Richemont’s jewelry division, which includes Cartier, Van Cleef & Arpels, Buccellati, and Vhernier, grew 24% in Q1 to €4.7 billion, surpassing the previous quarter when jewelry sales grew 16%. Sales at specialist watchmakers, including Vacheron Constantin and Piaget, grew 8% to €873 million. ‘Other’ businesses, including fashion brands Chloé and Alaïa, were up 9%.
Richemont kicks off an earnings season in which jewelry is expected to remain the standout performer while growth in soft luxury stays sluggish. LVMH’s fashion and accessories sales are expected to increase by 1% in its call on July 27, while its watches and jewelry division is forecast to post 8% sales growth.

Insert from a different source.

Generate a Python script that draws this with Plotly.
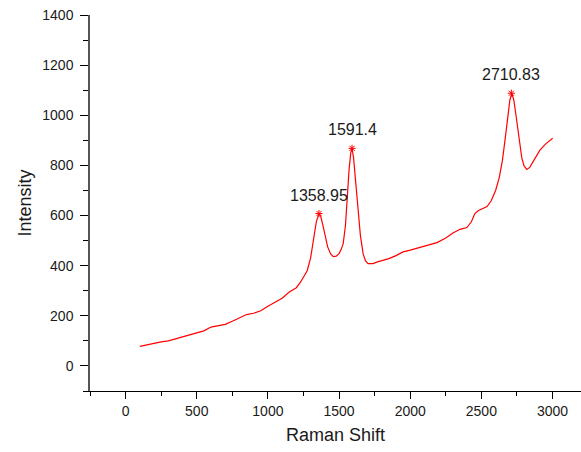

Analysts say Kering’s sales (announced on July 28) are on course to increase by 2%, with jewelry sales up 18%.
By geography, Japan (+36%), the Americas (+27%) and Asia-Pacific (+21%) led growth for Richemont in Q1. “Japan is the biggest source of positive surprise,” Solca wrote. The company cited the strength of local demand and tourist spending. The comparison basis was also somewhat easier: Japan sales dropped 15% in the same period last year.
In Asia-Pacific, sales in China, Macau, and Hong Kong rose by double digits — “which should be viewed positively given concerns around Chinese luxury demand”, Deutsche Bank analysts noted. Growth in South Korea and Taiwan was particularly strong, according to Richemont. South Korea is expected to be a standout market for luxury companies this quarter, thanks to a thriving tech sector with a knock-on effect on wealth, boosting luxury demand.
Europe grew 11% to €1.4 billion, driven by local clients and US and Middle Eastern tourists. Sales in the Middle East and Africa grew 3%, with resilient local demand in the Middle East compensating for softer tourist spending in the region.
Richemont sales are expected to rise 8.8% in 2026, according to the Visible Alpha consensus. “We expect significant upward revisions to fiscal 2027 estimates as a consequence of a strong start of the fiscal year. Richemont remains our top pick,” Solca sums up.
“We view the results as a positive read-across for the broader luxury sector although it remains to be seen how much of the strength was luxury spend, jewelry driven versus Richemont specific,” Deutsche Bank analysts wrote in a note.